Dataset excerpts:
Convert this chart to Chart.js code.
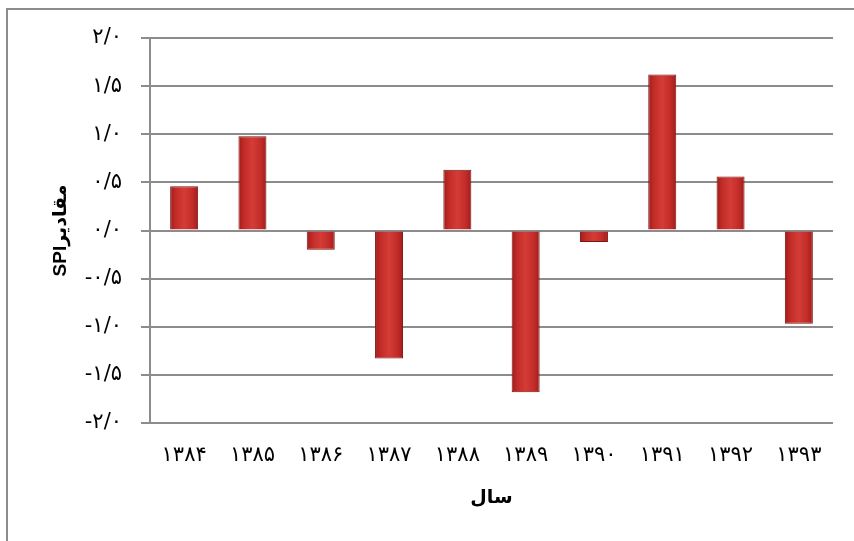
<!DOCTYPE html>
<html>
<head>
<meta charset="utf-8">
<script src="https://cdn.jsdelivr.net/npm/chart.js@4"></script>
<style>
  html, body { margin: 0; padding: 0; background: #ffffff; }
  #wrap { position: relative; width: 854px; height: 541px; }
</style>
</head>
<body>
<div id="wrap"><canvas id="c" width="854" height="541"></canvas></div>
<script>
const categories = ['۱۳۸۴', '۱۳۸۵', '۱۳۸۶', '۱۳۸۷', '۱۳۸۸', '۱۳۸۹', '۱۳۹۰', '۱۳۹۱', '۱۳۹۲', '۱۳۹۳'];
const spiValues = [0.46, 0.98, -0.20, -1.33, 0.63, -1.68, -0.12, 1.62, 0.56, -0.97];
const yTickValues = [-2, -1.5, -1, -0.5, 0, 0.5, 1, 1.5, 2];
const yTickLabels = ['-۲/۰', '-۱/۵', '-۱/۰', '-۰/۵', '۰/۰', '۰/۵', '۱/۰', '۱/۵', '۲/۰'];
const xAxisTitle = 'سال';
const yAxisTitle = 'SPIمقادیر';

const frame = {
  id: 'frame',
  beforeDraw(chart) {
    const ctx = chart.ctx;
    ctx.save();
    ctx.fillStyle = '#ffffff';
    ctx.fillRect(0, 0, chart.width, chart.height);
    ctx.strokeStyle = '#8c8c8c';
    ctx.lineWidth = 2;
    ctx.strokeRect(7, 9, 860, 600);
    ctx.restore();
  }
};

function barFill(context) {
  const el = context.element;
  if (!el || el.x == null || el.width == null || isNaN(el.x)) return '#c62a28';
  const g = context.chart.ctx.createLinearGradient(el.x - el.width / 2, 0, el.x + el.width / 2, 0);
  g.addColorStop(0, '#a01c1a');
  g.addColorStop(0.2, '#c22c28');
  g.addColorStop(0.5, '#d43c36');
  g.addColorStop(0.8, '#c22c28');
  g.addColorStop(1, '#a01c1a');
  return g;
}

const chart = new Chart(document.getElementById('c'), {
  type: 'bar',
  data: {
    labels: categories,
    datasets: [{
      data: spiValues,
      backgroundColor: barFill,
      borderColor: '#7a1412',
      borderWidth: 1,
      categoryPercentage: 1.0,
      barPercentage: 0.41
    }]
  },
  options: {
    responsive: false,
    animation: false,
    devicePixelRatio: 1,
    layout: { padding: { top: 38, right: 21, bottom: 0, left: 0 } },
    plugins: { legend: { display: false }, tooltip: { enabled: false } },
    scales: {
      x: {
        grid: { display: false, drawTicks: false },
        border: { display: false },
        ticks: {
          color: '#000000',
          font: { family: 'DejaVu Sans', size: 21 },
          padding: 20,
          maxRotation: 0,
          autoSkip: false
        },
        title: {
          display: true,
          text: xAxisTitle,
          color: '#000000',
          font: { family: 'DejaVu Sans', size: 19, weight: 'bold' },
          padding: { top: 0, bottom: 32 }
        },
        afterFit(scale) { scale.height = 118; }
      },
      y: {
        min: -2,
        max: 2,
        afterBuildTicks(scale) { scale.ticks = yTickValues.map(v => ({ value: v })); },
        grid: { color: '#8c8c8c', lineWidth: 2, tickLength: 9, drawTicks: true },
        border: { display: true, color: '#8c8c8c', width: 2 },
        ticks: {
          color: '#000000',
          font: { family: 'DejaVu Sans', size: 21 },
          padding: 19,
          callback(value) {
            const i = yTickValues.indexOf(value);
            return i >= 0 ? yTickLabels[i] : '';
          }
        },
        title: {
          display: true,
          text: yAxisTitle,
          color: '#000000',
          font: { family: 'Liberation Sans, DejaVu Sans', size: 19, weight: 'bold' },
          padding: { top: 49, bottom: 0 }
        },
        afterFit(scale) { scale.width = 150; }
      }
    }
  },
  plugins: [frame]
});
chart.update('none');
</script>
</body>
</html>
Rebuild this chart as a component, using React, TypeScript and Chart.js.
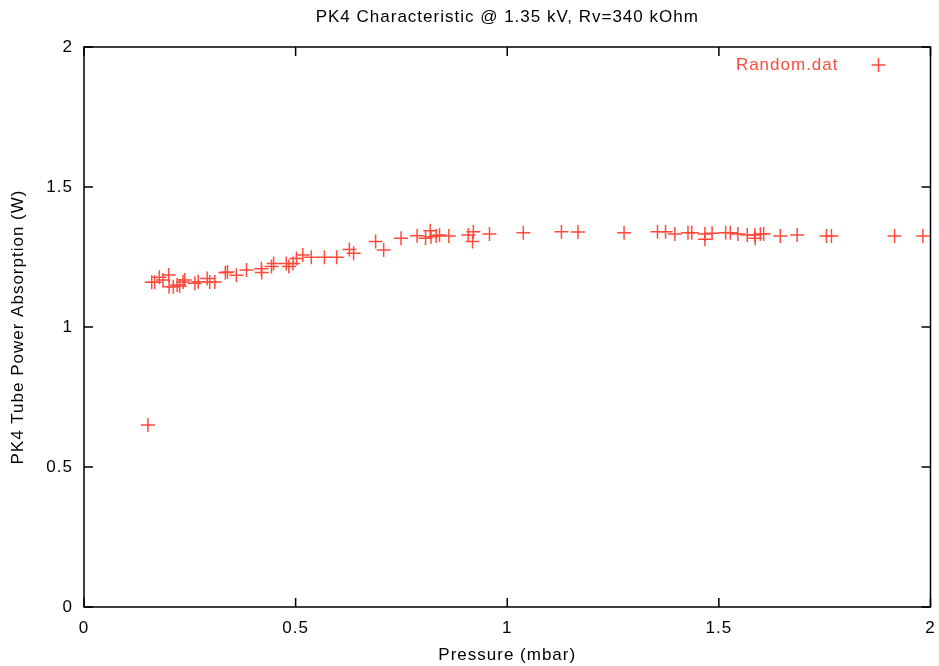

What you have to do:
Write out all the entries again, word for word, and print no images.

Result:
Convert this chart to Chart.js code.
<!DOCTYPE html>
<html>
<head>
<meta charset="utf-8">
<script src="https://cdn.jsdelivr.net/npm/chart.js@4"></script>
<style>
  html, body { margin: 0; padding: 0; background: #ffffff; }
  #wrap { position: relative; width: 854px; height: 541px; }
</style>
</head>
<body>
<div id="wrap"><canvas id="c" width="854" height="541"></canvas></div>
<script>
const categories = ['۱۳۸۴', '۱۳۸۵', '۱۳۸۶', '۱۳۸۷', '۱۳۸۸', '۱۳۸۹', '۱۳۹۰', '۱۳۹۱', '۱۳۹۲', '۱۳۹۳'];
const spiValues = [0.46, 0.98, -0.20, -1.33, 0.63, -1.68, -0.12, 1.62, 0.56, -0.97];
const yTickValues = [-2, -1.5, -1, -0.5, 0, 0.5, 1, 1.5, 2];
const yTickLabels = ['-۲/۰', '-۱/۵', '-۱/۰', '-۰/۵', '۰/۰', '۰/۵', '۱/۰', '۱/۵', '۲/۰'];
const xAxisTitle = 'سال';
const yAxisTitle = 'SPIمقادیر';

const frame = {
  id: 'frame',
  beforeDraw(chart) {
    const ctx = chart.ctx;
    ctx.save();
    ctx.fillStyle = '#ffffff';
    ctx.fillRect(0, 0, chart.width, chart.height);
    ctx.strokeStyle = '#8c8c8c';
    ctx.lineWidth = 2;
    ctx.strokeRect(7, 9, 860, 600);
    ctx.restore();
  }
};

function barFill(context) {
  const el = context.element;
  if (!el || el.x == null || el.width == null || isNaN(el.x)) return '#c62a28';
  const g = context.chart.ctx.createLinearGradient(el.x - el.width / 2, 0, el.x + el.width / 2, 0);
  g.addColorStop(0, '#a01c1a');
  g.addColorStop(0.2, '#c22c28');
  g.addColorStop(0.5, '#d43c36');
  g.addColorStop(0.8, '#c22c28');
  g.addColorStop(1, '#a01c1a');
  return g;
}

const chart = new Chart(document.getElementById('c'), {
  type: 'bar',
  data: {
    labels: categories,
    datasets: [{
      data: spiValues,
      backgroundColor: barFill,
      borderColor: '#7a1412',
      borderWidth: 1,
      categoryPercentage: 1.0,
      barPercentage: 0.41
    }]
  },
  options: {
    responsive: false,
    animation: false,
    devicePixelRatio: 1,
    layout: { padding: { top: 38, right: 21, bottom: 0, left: 0 } },
    plugins: { legend: { display: false }, tooltip: { enabled: false } },
    scales: {
      x: {
        grid: { display: false, drawTicks: false },
        border: { display: false },
        ticks: {
          color: '#000000',
          font: { family: 'DejaVu Sans', size: 21 },
          padding: 20,
          maxRotation: 0,
          autoSkip: false
        },
        title: {
          display: true,
          text: xAxisTitle,
          color: '#000000',
          font: { family: 'DejaVu Sans', size: 19, weight: 'bold' },
          padding: { top: 0, bottom: 32 }
        },
        afterFit(scale) { scale.height = 118; }
      },
      y: {
        min: -2,
        max: 2,
        afterBuildTicks(scale) { scale.ticks = yTickValues.map(v => ({ value: v })); },
        grid: { color: '#8c8c8c', lineWidth: 2, tickLength: 9, drawTicks: true },
        border: { display: true, color: '#8c8c8c', width: 2 },
        ticks: {
          color: '#000000',
          font: { family: 'DejaVu Sans', size: 21 },
          padding: 19,
          callback(value) {
            const i = yTickValues.indexOf(value);
            return i >= 0 ? yTickLabels[i] : '';
          }
        },
        title: {
          display: true,
          text: yAxisTitle,
          color: '#000000',
          font: { family: 'Liberation Sans, DejaVu Sans', size: 19, weight: 'bold' },
          padding: { top: 49, bottom: 0 }
        },
        afterFit(scale) { scale.width = 150; }
      }
    }
  },
  plugins: [frame]
});
chart.update('none');
</script>
</body>
</html>
Rebuild this chart as a component, using React, TypeScript and Chart.js.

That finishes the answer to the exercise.